Zoals bijna altijd in januari waren er al een aantal weken
een paar virussen in huis rond. Alles en iedereen hoest, proest en kucht. Sommigen
hebben wat meer last van het een. De ander ondervindt vooral ongemak van wat
anders.
Zelf val ik in de groep doe vooral last heeft van
hoesten en wat benauwdheid. Niets ernstigs, gewoon een vervelende luchtweginfectie
die wat overlast geeft.
Van de week stapte ik naast manlief in bed, zet mijn cpap-masker
(ter voorkoming van ernstige slaapapneu) op en zeg ‘welterusten’.
Ik lig wat onrustig te draaien. Ik kan er niet echt de
vinger op leggen maar het voelt allemaal niet goed.
Na een minuut of tien vraagt manlief of het wel goed met
me gaat omdat ik volgens hem nog geen moment heb stil gelegen.
Naar waarheid antwoord ik dat ik mijn draai niet kan
vinden.
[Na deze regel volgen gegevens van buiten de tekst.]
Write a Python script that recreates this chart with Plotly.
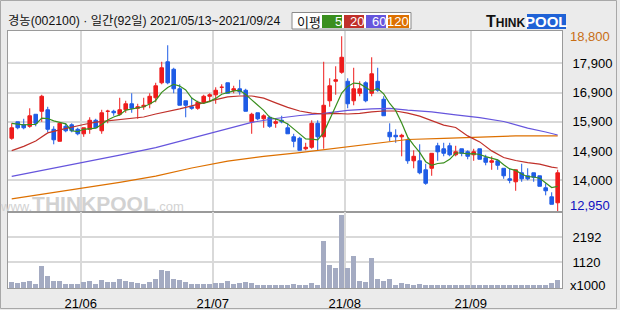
import plotly.graph_objects as go
import pandas as pd

# ---------------- data ----------------
day_index = list(range(92))
opens = [15400, 15950, 15850, 15800, 16200, 16300, 16350, 15700, 15300, 15800,
         15850, 15700, 15550, 15700, 16000, 15650, 16300, 16300, 16200, 16350,
         16550, 16400, 16450, 16550, 16750, 17250, 17950, 17700, 17050, 16650,
         16450, 16400, 16600, 16800, 16850, 17100, 17250, 17000, 17050, 17000,
         15950, 16250, 16050, 16100, 15900, 16000, 15750, 15450, 15400, 15050,
         15100, 15900, 15450, 16650, 17300, 17600, 17300, 16650, 16900, 17250,
         16900, 17300, 16700, 15600, 15500, 15450, 15350, 14650, 14650, 14350,
         14400, 15150, 15050, 15150, 14850, 15050, 14950, 14850, 15050, 14750,
         14600, 14650, 14400, 14050, 13950, 14250, 14150, 14250, 14150, 13750,
         13450, 13250]
highs = [15900, 15950, 16050, 16400, 16200, 16850, 16450, 15800, 15900, 15900,
         15900, 15750, 15750, 16100, 16050, 16350, 16350, 16350, 16750, 16650,
         16900, 16550, 16750, 16900, 17250, 17950, 18500, 17750, 17200, 16650,
         16750, 16650, 16850, 16900, 17100, 17200, 17250, 17150, 17350, 17050,
         16250, 16250, 16200, 16150, 16050, 16150, 15900, 15550, 15450, 15250,
         16000, 16000, 17950, 17400, 17800, 18800, 17400, 17750, 17300, 17300,
         18100, 17750, 16800, 15900, 15700, 15550, 15400, 15000, 15200, 14550,
         14900, 15250, 15250, 15250, 15150, 15050, 15000, 15050, 15050, 14850,
         14800, 14700, 14400, 14400, 14350, 14550, 14400, 14250, 14150, 13900,
         13600, 14350]
lows = [15350, 15700, 15700, 15750, 15800, 15950, 15600, 15200, 15300, 15600,
        15600, 15500, 15450, 15550, 15750, 15550, 15900, 16150, 16150, 16250,
        16250, 16050, 16350, 16400, 16600, 17200, 17200, 16900, 16500, 16100,
        16350, 16350, 16550, 16600, 16550, 16900, 16900, 16900, 16850, 16300,
        15550, 16000, 15750, 15750, 15750, 15900, 15550, 15100, 15000, 15000,
        15050, 15000, 15050, 16450, 16850, 17550, 16400, 16500, 16800, 16600,
        16800, 16950, 16150, 15300, 15250, 14800, 14550, 14400, 14200, 13850,
        14150, 14650, 14800, 14800, 14800, 14800, 14700, 14650, 14700, 14500,
        14350, 14350, 14050, 13900, 13650, 13950, 14000, 13950, 13800, 13500,
        13200, 12950]
closes = [15750, 15750, 15750, 16150, 15900, 16800, 15700, 15350, 15900, 15650,
          15650, 15550, 15750, 16000, 15750, 16250, 16300, 16250, 16350, 16550,
          16400, 16450, 16500, 16800, 17150, 17750, 17250, 17050, 16500, 16500,
          16400, 16600, 16800, 16850, 17000, 17100, 16900, 17050, 16950, 16300,
          16200, 16050, 16150, 15800, 15950, 15950, 15550, 15300, 15000, 15100,
          15900, 15450, 16500, 17150, 17350, 18100, 16550, 17050, 17050, 16650,
          17550, 17000, 16150, 15450, 15450, 15500, 14650, 14800, 14250, 13900,
          14900, 14950, 14900, 14850, 14950, 14900, 14800, 14950, 14700, 14600,
          14650, 14500, 14150, 14000, 14350, 14050, 14050, 14100, 13800, 13650,
          13200, 14250]
volumes = [260, 200, 250, 320, 180, 960, 500, 320, 320, 180,
           180, 180, 250, 320, 180, 360, 250, 280, 400, 320,
           270, 230, 180, 270, 380, 790, 750, 400, 350, 250,
           180, 180, 180, 180, 220, 220, 300, 180, 230, 260,
           230, 140, 140, 140, 140, 140, 140, 180, 140, 140,
           210, 110, 2050, 1010, 860, 3180, 860, 1400, 320, 280,
           1290, 370, 320, 370, 150, 230, 190, 150, 190, 150,
           120, 120, 120, 120, 110, 110, 110, 110, 110, 110,
           110, 110, 110, 110, 110, 110, 110, 150, 110, 150,
           200, 340]

ma5_first = [15900, 15880, 15850, 15860]   # first 4 MA5 values

ma20_idx = [0, 2, 4, 6, 8, 10, 12, 14, 16, 18, 20, 22, 24, 26, 28, 30, 32, 34, 36, 38,
            40, 42, 44, 46, 48, 50, 52, 54, 56, 58, 60, 62, 64, 66, 68, 70, 72, 74, 76,
            78, 80, 82, 84, 86, 88, 90, 91]
ma20_val = [14990, 15130, 15310, 15580, 15680, 15780, 15860, 15940, 15980, 16010,
            16060, 16110, 16210, 16290, 16380, 16480, 16590, 16690, 16780, 16810,
            16810, 16740, 16580, 16430, 16310, 16240, 16210, 16230, 16210, 16230,
            16280, 16310, 16310, 16240, 16140, 15980, 15840, 15760, 15480, 15280,
            14980, 14760, 14660, 14590, 14540, 14440, 14410]

ma60_idx = [0, 6, 12, 18, 24, 30, 36, 40, 44, 48, 52, 56, 60, 63, 66, 70, 74, 78, 82,
            86, 89, 91]
ma60_val = [14130, 14360, 14610, 14840, 15090, 15410, 15730, 15930, 16060, 16160,
            16230, 16330, 16380, 16400, 16340, 16280, 16180, 16090, 15960, 15740,
            15610, 15510]

ma120_idx = [0, 6, 12, 18, 24, 30, 36, 42, 48, 54, 60, 66, 72, 78, 84, 91]
ma120_val = [13380, 13560, 13740, 13930, 14140, 14410, 14640, 14800, 14920, 15070,
             15230, 15360, 15400, 15450, 15480, 15480]

month_pos = [11.5, 33.5, 55.5, 76.5]
month_labels = ['21/06', '21/07', '21/08', '21/09']
price_ticks = [14000, 14975, 15950, 16925, 17900]
price_tick_labels = ['14,000', '14,900', '15,900', '16,900', '17,900']
vol_ticks = [1120, 2192]
vol_tick_labels = ['1120', '2192']
price_max_label = '18,800'
price_min_label = '12,950'
title_text = '경농(002100) · 일간(92일) 2021/05/13~2021/09/24'
ma_names = ['5', '20', '60', '120']

# ---------------- styling ----------------
RED = '#ee1c1c'
BLUE = '#1f5ce6'
C_MA5 = '#3a8f1e'
C_MA20 = '#c0302a'
C_MA60 = '#6655dd'
C_MA120 = '#dd7000'
GRID = '#d9d9d9'
FRAME = '#9a9a9a'
NUMFONT = 'Liberation Sans, Arial, sans-serif'
TITLEFONT = 'Liberation Sans, Noto Sans CJK KR, sans-serif'
NUMSIZE = 13

W, H = 620, 310
ML, MR, MT, MB = 8, 58, 31, 22
PW, PH = W - ML - MR, H - MT - MB
SPLIT = 212  # pixel y of price/volume separator


def px(x):
    return (x - ML) / PW


def py(y):
    return (H - MB - y) / PH


ma5 = ma5_first + list(pd.Series(closes).rolling(5).mean()[4:])

fig = go.Figure()

fig.add_trace(go.Scatter(x=ma120_idx, y=ma120_val, mode='lines',
                         line=dict(color=C_MA120, width=1.2), hoverinfo='skip',
                         xaxis='x', yaxis='y'))
fig.add_trace(go.Scatter(x=ma60_idx, y=ma60_val, mode='lines',
                         line=dict(color=C_MA60, width=1.2), hoverinfo='skip',
                         xaxis='x', yaxis='y'))
fig.add_trace(go.Scatter(x=ma20_idx, y=ma20_val, mode='lines',
                         line=dict(color=C_MA20, width=1.2), hoverinfo='skip',
                         xaxis='x', yaxis='y'))
fig.add_trace(go.Scatter(x=day_index, y=ma5, mode='lines',
                         line=dict(color=C_MA5, width=1.2), hoverinfo='skip',
                         xaxis='x', yaxis='y'))
fig.add_trace(go.Candlestick(
    x=day_index, open=opens, high=highs, low=lows, close=closes,
    increasing=dict(line=dict(color=RED, width=1), fillcolor=RED),
    decreasing=dict(line=dict(color=BLUE, width=1), fillcolor=BLUE),
    whiskerwidth=0, hoverinfo='skip', xaxis='x', yaxis='y'))
fig.add_trace(go.Bar(x=day_index, y=volumes, marker=dict(color='#a4abc2', line=dict(width=0)),
                     width=0.8, hoverinfo='skip', xaxis='x2', yaxis='y2'))

price_dom0 = py(SPLIT)
axis_common = dict(showline=True, mirror=True, linecolor=FRAME, linewidth=1,
                   zeroline=False, showgrid=True, gridcolor=GRID, gridwidth=1.5,
                   fixedrange=True, automargin=False)

fig.update_layout(
    width=W, height=H, autosize=False,
    margin=dict(l=ML, r=MR, t=MT, b=MB, pad=0, autoexpand=False),
    paper_bgcolor='#ebebeb', plot_bgcolor='#ffffff',
    showlegend=False, boxgap=0.15, bargap=0,
    xaxis=dict(domain=[0, 1], anchor='y', range=[-0.62, 91.72], tickvals=month_pos,
               showticklabels=False, ticks='', rangeslider=dict(visible=False), **axis_common),
    xaxis2=dict(domain=[0, 1], anchor='y2', matches='x', range=[-0.62, 91.72],
                tickvals=month_pos, ticktext=month_labels, ticks='',
                tickfont=dict(family=NUMFONT, size=NUMSIZE, color='#000'),
                ticklabelstandoff=3, rangeslider=dict(visible=False), **axis_common),
    yaxis=dict(domain=[price_dom0, 1], anchor='x', range=[12943, 18976], side='right',
               tickvals=price_ticks, ticktext=price_tick_labels, ticks='',
               tickfont=dict(family=NUMFONT, size=NUMSIZE, color='#000'),
               ticklabelstandoff=7, **axis_common),
    yaxis2=dict(domain=[0, price_dom0], anchor='x2', range=[0, 3290], side='right',
                tickvals=vol_ticks, ticktext=vol_tick_labels, ticks='',
                tickfont=dict(family=NUMFONT, size=NUMSIZE, color='#000'),
                ticklabelstandoff=7, **axis_common),
)

shapes = []
annotations = []

# outer frame
shapes.append(dict(type='rect', xref='paper', yref='paper', x0=px(0.5), x1=px(616.5),
                   y0=py(308.5), y1=py(0.5), line=dict(color='#a8a8a8', width=1),
                   fillcolor='rgba(0,0,0,0)', layer='below'))

# title
annotations.append(dict(xref='paper', yref='paper', x=px(6), y=py(21.5), xanchor='left',
                        yanchor='middle', text=title_text, showarrow=False,
                        font=dict(family=TITLEFONT, size=12.3, color='#111')))

# MA legend box
shapes.append(dict(type='rect', xref='paper', yref='paper', x0=px(292), x1=px(411),
                   y0=py(29), y1=py(12.5), line=dict(color='#8a8a8a', width=1),
                   fillcolor='#ffffff'))
annotations.append(dict(xref='paper', yref='paper', x=px(295), y=py(21.5), xanchor='left',
                        yanchor='middle', text='이평', showarrow=False,
                        font=dict(family='Noto Sans CJK KR, sans-serif', size=13, color='#111')))
box_x = [(322, 342), (344, 364), (366, 386), (388, 409)]
for (x0, x1), name, col in zip(box_x, ma_names, [C_MA5, C_MA20, C_MA60, C_MA120]):
    shapes.append(dict(type='rect', xref='paper', yref='paper', x0=px(x0), x1=px(x1),
                       y0=py(28), y1=py(15), line=dict(width=0), fillcolor=col))
    annotations.append(dict(xref='paper', yref='paper', x=px(x1 + 1), y=py(21.5), xanchor='right',
                            yanchor='middle', text=name, showarrow=False, borderpad=0,
                            font=dict(family=NUMFONT, size=13, color='#ffffff')))

# ThinkPool logo
shapes.append(dict(type='rect', xref='paper', yref='paper', x0=px(527), x1=px(566),
                   y0=py(29), y1=py(14), line=dict(width=0), fillcolor='#1f62d6'))
annotations.append(dict(xref='paper', yref='paper', x=px(527), y=py(22), xanchor='right',
                        yanchor='middle', showarrow=False,
                        text='<b>T<span style="font-size:12px">HINK</span></b>',
                        font=dict(family='Liberation Sans, Arial, sans-serif', size=16, color='#111')))
annotations.append(dict(xref='paper', yref='paper', x=px(546.5), y=py(22), xanchor='center',
                        yanchor='middle', showarrow=False, text='<b>POOL</b>',
                        font=dict(family='Liberation Sans, Arial, sans-serif', size=15, color='#ffffff')))

# watermark
annotations.append(dict(xref='paper', yref='paper', x=px(92), y=py(203.5), xanchor='center',
                        yanchor='middle', showarrow=False,
                        text='www.<span style="font-size:21px"><b>THINKPOOL</b></span>.com',
                        font=dict(family='Liberation Sans, Arial, sans-serif', size=13, color='#d2d2d2')))

# max / min price labels
annotations.append(dict(xref='paper', yref='y', x=1, y=18800, xanchor='left', yanchor='middle',
                        xshift=6, showarrow=False, text=price_max_label,
                        font=dict(family=NUMFONT, size=NUMSIZE, color='#c86e14')))
annotations.append(dict(xref='paper', yref='paper', x=1, y=py(205), xanchor='left',
                        yanchor='middle', xshift=6, showarrow=False, text=price_min_label,
                        font=dict(family=NUMFONT, size=NUMSIZE, color='#1010c0')))
# volume unit
annotations.append(dict(xref='paper', yref='paper', x=1, y=py(285), xanchor='left',
                        yanchor='middle', xshift=6, showarrow=False, text='x1000',
                        font=dict(family=NUMFONT, size=NUMSIZE, color='#000')))

fig.update_layout(shapes=shapes, annotations=annotations)

fig.write_html('out.html')
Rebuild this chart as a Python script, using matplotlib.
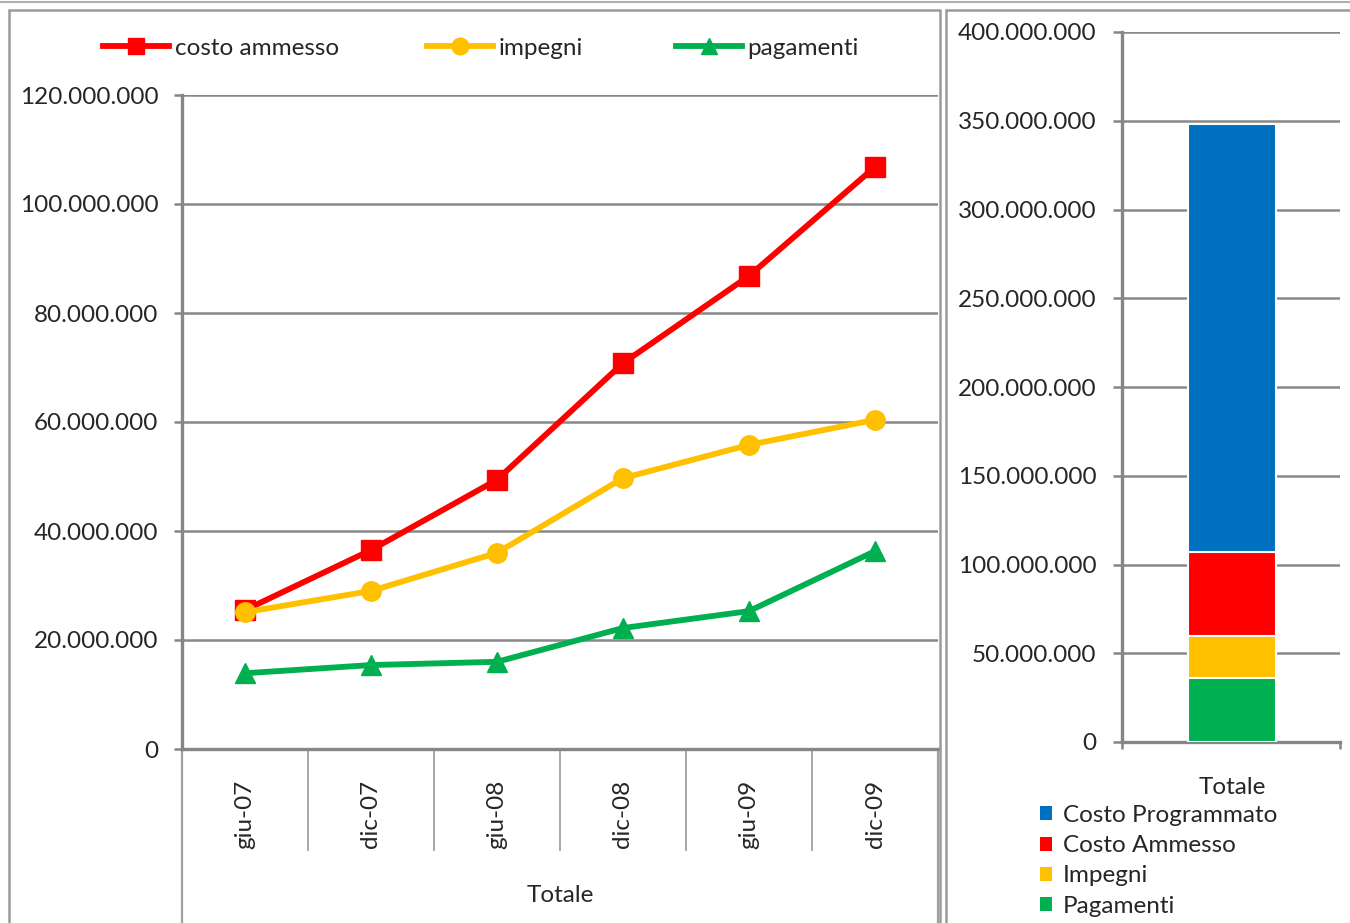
import matplotlib
matplotlib.use("Agg")
import matplotlib.pyplot as plt
from matplotlib.lines import Line2D
from matplotlib.patches import Patch, Rectangle
from matplotlib.ticker import FuncFormatter, MultipleLocator

plt.rcParams['font.family'] = ['Lato', 'DejaVu Sans']

# ---- data ----
periods = ["giu-07", "dic-07", "giu-08", "dic-08", "giu-09", "dic-09"]
costo_ammesso = [25.5e6, 36.5e6, 49.4e6, 70.8e6, 86.8e6, 106.8e6]
impegni = [25.1e6, 29.0e6, 36.0e6, 49.7e6, 55.8e6, 60.4e6]
pagamenti = [13.9e6, 15.4e6, 16.0e6, 22.2e6, 25.3e6, 36.3e6]

tot_labels = ["Costo Programmato", "Costo Ammesso", "Impegni", "Pagamenti"]
tot_values = [348e6, 107e6, 60e6, 36e6]

RED, YEL, GRN, BLU = "#FF0000", "#FFC000", "#00B050", "#0070C0"
GRID = "#888888"
SPINE = "#868686"
TXT = "#262626"
FS = 17.5

W, H = 1350, 923
fig = plt.figure(figsize=(W / 100, H / 100), dpi=100)

def fx(px):
    return px / W

def fy(py):
    return 1 - py / H

fmt = FuncFormatter(lambda v, p: f"{int(round(v)):,}".replace(",", "."))

# ---- panel borders ----
fig.add_artist(Line2D([0, 1], [fy(1.5), fy(1.5)], transform=fig.transFigure, color="#b0b0b0", lw=1.5))
fig.add_artist(Rectangle((fx(9), fy(935)), fx(940 - 9), (935 - 10) / H, transform=fig.transFigure,
                         fill=False, edgecolor="#9a9a9a", lw=1.8))
fig.add_artist(Rectangle((fx(946), fy(935)), fx(1360 - 946), (935 - 10) / H, transform=fig.transFigure,
                         fill=False, edgecolor="#9a9a9a", lw=1.8))

# ---- left chart ----
ax1 = fig.add_axes([fx(182), fy(749), fx(938 - 182), (749 - 95) / H])
x = list(range(len(periods)))
ax1.plot(x, costo_ammesso, color=RED, lw=4.2, marker="s", ms=15, zorder=3)
ax1.plot(x, impegni, color=YEL, lw=4.2, marker="o", ms=14, zorder=4)
ax1.plot(x, pagamenti, color=GRN, lw=4.2, marker="^", ms=15, zorder=3)
ax1.set_xlim(-0.5, len(periods) - 0.5)
ax1.set_ylim(0, 120e6)
ax1.yaxis.set_major_locator(MultipleLocator(20e6))
ax1.yaxis.set_major_formatter(fmt)
ax1.grid(axis="y", color=GRID, lw=1.8)
ax1.set_axisbelow(True)
for s in ["top", "right"]:
    ax1.spines[s].set_visible(False)
for s in ["left", "bottom"]:
    ax1.spines[s].set_color(SPINE)
    ax1.spines[s].set_linewidth(2.4)
ax1.tick_params(axis="y", length=6, width=1.8, color=SPINE, pad=11, labelsize=FS, labelcolor=TXT)
ax1.set_xticks(x)
ax1.set_xticklabels(periods, rotation=90, va="top", ha="center")
ax1.tick_params(axis="x", length=0, pad=22, labelsize=FS, labelcolor=TXT)
tr = ax1.get_xaxis_transform()
for i in range(1, len(periods)):
    ax1.plot([i - 0.5, i - 0.5], [0, -101 / 654], transform=tr, color="#a0a0a0", lw=1.3, clip_on=False)
for xe in [-0.5, len(periods) - 0.5]:
    ax1.plot([xe, xe], [0, -(923 - 749) / 654], transform=tr, color="#a0a0a0", lw=1.6, clip_on=False)
fig.text(fx(560), fy(895), "Totale", ha="center", va="center", fontsize=FS, color=TXT)

# legend top
leg_items = [("costo ammesso", RED, "s", 103), ("impegni", YEL, "o", 427), ("pagamenti", GRN, "^", 676)]
for lab, col, mk, px in leg_items:
    h = Line2D([], [], color=col, lw=4.2, marker=mk, ms=12)
    fig.legend([h], [lab], loc="center left", bbox_to_anchor=(fx(px), fy(48)), frameon=False,
               borderpad=0, borderaxespad=0, handlelength=2.7, handletextpad=0.25,
               fontsize=FS, labelcolor=TXT)

# ---- right chart ----
ax2 = fig.add_axes([fx(1122), fy(742), fx(1340 - 1122), (742 - 32) / H])
cols = [BLU, RED, YEL, GRN]
for v, c in zip(tot_values, cols):
    ax2.bar([0], [v], width=0.404, color=c, edgecolor="white", lw=1.5, zorder=3)
ax2.set_xlim(-0.505, 0.495)
ax2.set_ylim(0, 400e6)
ax2.yaxis.set_major_locator(MultipleLocator(50e6))
ax2.yaxis.set_major_formatter(fmt)
ax2.grid(axis="y", color=GRID, lw=1.8)
ax2.set_axisbelow(True)
for s in ["top", "right"]:
    ax2.spines[s].set_visible(False)
for s in ["left", "bottom"]:
    ax2.spines[s].set_color(SPINE)
    ax2.spines[s].set_linewidth(2.4)
ax2.tick_params(axis="y", length=6.5, width=1.8, color=SPINE, pad=12, labelsize=FS, labelcolor=TXT)
ax2.set_xticks([0])
ax2.set_xticklabels(["Totale"])
ax2.tick_params(axis="x", which="major", length=0, pad=25, labelsize=FS, labelcolor=TXT)
ax2.set_xticks([-0.505, 0.495], minor=True)
ax2.tick_params(axis="x", which="minor", length=5, width=1.8, color=SPINE)

handles = [Patch(facecolor=c, edgecolor="none") for c in cols]
fig.legend(handles, tot_labels, loc="upper left", bbox_to_anchor=(fx(1040), fy(805)), frameon=False,
           borderpad=0, borderaxespad=0, handlelength=0.5, handleheight=0.5, handletextpad=0.45,
           labelspacing=0.38, fontsize=FS, labelcolor=TXT)

fig.savefig("out.png", dpi=100)
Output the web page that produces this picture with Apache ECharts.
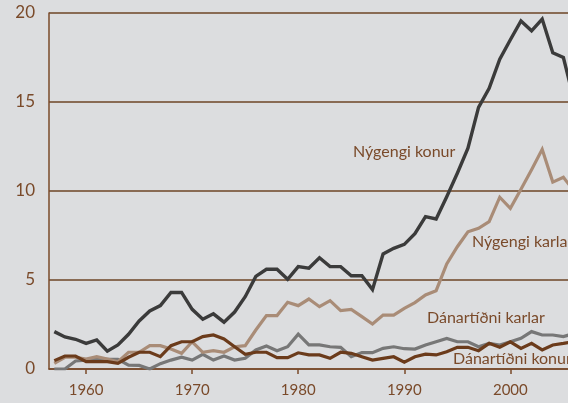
<!DOCTYPE html>
<html><head><meta charset="utf-8">
<script src="https://cdn.jsdelivr.net/npm/echarts@6/dist/echarts.min.js"></script>
<style>html,body{margin:0;padding:0;background:#dcdddf;}#c{width:568px;height:403px;}</style>
</head><body><div id="c"></div>
<script>
const years = [];
for (let y = 1957; y <= 2006; y++) years.push(y);
const xTickLabels = [1960, 1970, 1980, 1990, 2000];
const yTickLabels = [0, 5, 10, 15, 20];
const nygengiKonur = [2.1,1.8,1.67,1.44,1.63,1.0,1.35,1.95,2.7,3.26,3.56,4.3,4.3,3.35,2.8,3.1,2.63,3.2,4.06,5.2,5.6,5.6,5.04,5.75,5.66,6.25,5.75,5.75,5.24,5.24,4.46,6.46,6.78,7.0,7.6,8.56,8.43,9.68,11.0,12.4,14.7,15.77,17.4,18.5,19.55,19.0,19.66,17.77,17.5,15.1];
const nygengiKarlar = [0.32,0.66,0.66,0.56,0.69,0.56,0.41,0.94,0.94,1.31,1.31,1.12,0.88,1.53,0.94,1.03,0.94,1.25,1.31,2.19,3.0,3.0,3.75,3.56,3.93,3.5,3.84,3.28,3.35,2.94,2.53,3.03,3.03,3.41,3.73,4.16,4.4,5.9,6.87,7.71,7.9,8.28,9.65,9.03,10.1,11.2,12.34,10.5,10.77,10.0];
const danartidniKarlar = [0.0,0.0,0.45,0.5,0.54,0.54,0.54,0.22,0.2,0.0,0.3,0.5,0.66,0.5,0.83,0.5,0.73,0.5,0.6,1.07,1.29,1.03,1.25,1.96,1.35,1.35,1.25,1.22,0.69,0.92,0.92,1.16,1.25,1.14,1.12,1.35,1.53,1.72,1.53,1.53,1.25,1.44,1.35,1.53,1.72,2.1,1.91,1.91,1.82,2.0];
const danartidniKonur = [0.47,0.73,0.73,0.41,0.41,0.41,0.32,0.66,0.94,0.94,0.69,1.31,1.53,1.53,1.82,1.91,1.69,1.25,0.83,0.94,0.94,0.64,0.64,0.91,0.79,0.79,0.6,0.94,0.88,0.69,0.5,0.6,0.69,0.38,0.69,0.83,0.79,0.97,1.22,1.22,1.03,1.44,1.22,1.53,1.16,1.44,1.07,1.35,1.44,1.55];
const seriesNames = ['Dánartíðni karlar','Nýgengi karlar','Dánartíðni konur','Nýgengi konur'];

const brown = '#7a4a2a';
const font = 'Lato';
const pair = arr => years.map((y, i) => [y, arr[i]]);
const mk = (name, data, color, w) => ({
  name, type: 'line', data: pair(data), symbol: 'none',
  lineStyle: { color, width: w, join: 'miter' }, itemStyle: { color }, animation: false
});
const chart = echarts.init(document.getElementById('c'), null, { renderer: 'canvas' });
chart.setOption({
  backgroundColor: '#dcdddf',
  animation: false,
  grid: { left: 49, top: 13, right: -6, bottom: 34, outerBoundsMode: 'none', containLabel: false },
  xAxis: {
    type: 'value', min: 1956.5, max: 2006,
    axisLine: { show: true, lineStyle: { color: brown, width: 1.5 } },
    axisTick: { show: true, customValues: xTickLabels, length: 5, lineStyle: { color: brown, width: 1.5 } },
    axisLabel: { customValues: xTickLabels, color: brown, fontFamily: font, fontSize: 15, margin: 14, formatter: v => String(v) },
    splitLine: { show: false }
  },
  yAxis: {
    type: 'value', min: 0, max: 20, interval: 5,
    axisLine: { show: true, lineStyle: { color: brown, width: 1.5 } },
    axisTick: { show: false },
    axisLabel: { color: brown, fontFamily: font, fontSize: 17, margin: 14 },
    splitLine: { show: true, lineStyle: { color: '#6e4426', width: 1.5 } }
  },
  series: [
    mk(seriesNames[0], danartidniKarlar, '#777777', 3.2),
    mk(seriesNames[1], nygengiKarlar, '#a98c77', 3.2),
    mk(seriesNames[2], danartidniKonur, '#6b3b1b', 3.2),
    mk(seriesNames[3], nygengiKonur, '#3b3b3b', 3.4)
  ],
  graphic: [
    { type: 'text', left: 353, top: 144, style: { text: 'Nýgengi konur', fill: brown, font: '16px Lato' } },
    { type: 'text', left: 472, top: 234, style: { text: 'Nýgengi karlar', fill: brown, font: '16px Lato' } },
    { type: 'text', left: 427, top: 310, style: { text: 'Dánartíðni karlar', fill: brown, font: '16px Lato' } },
    { type: 'text', left: 453, top: 351, style: { text: 'Dánartíðni konur', fill: brown, font: '16px Lato' } }
  ]
});
</script></body></html>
Geen enkele manier ligt lekker. Ik heb het benauwd, adem oppervlakkig
en kan geen pose vinden waarin ik mijn ademhaling onder controle krijg.
Heel even is het stil naast me. Dan vraagt manlief: ”Heb
je je cpap wel aangezet?”
Mijn brein wordt even helemaal blanco. Ik heb geen flauw
idee of ik dat wel of niet heb gedaan. Dat is zo’n automatisme, dat registreer
ik eigenlijk niet.
Ik druk op de aan/uit-knop, voel een luchtstroom in mijn
masker en mijn longen vullen zich dankbaar met frisse lucht. Mijn ademhaling
normaliseert zich en de benauwdheid is als sneeuw voor de zon verdwenen.
Soms is het leven zo simpel. Mij benieuwen hoe lang ik elke
avond mag horen dat ik niet moet vergeten de cpap aan te zetten.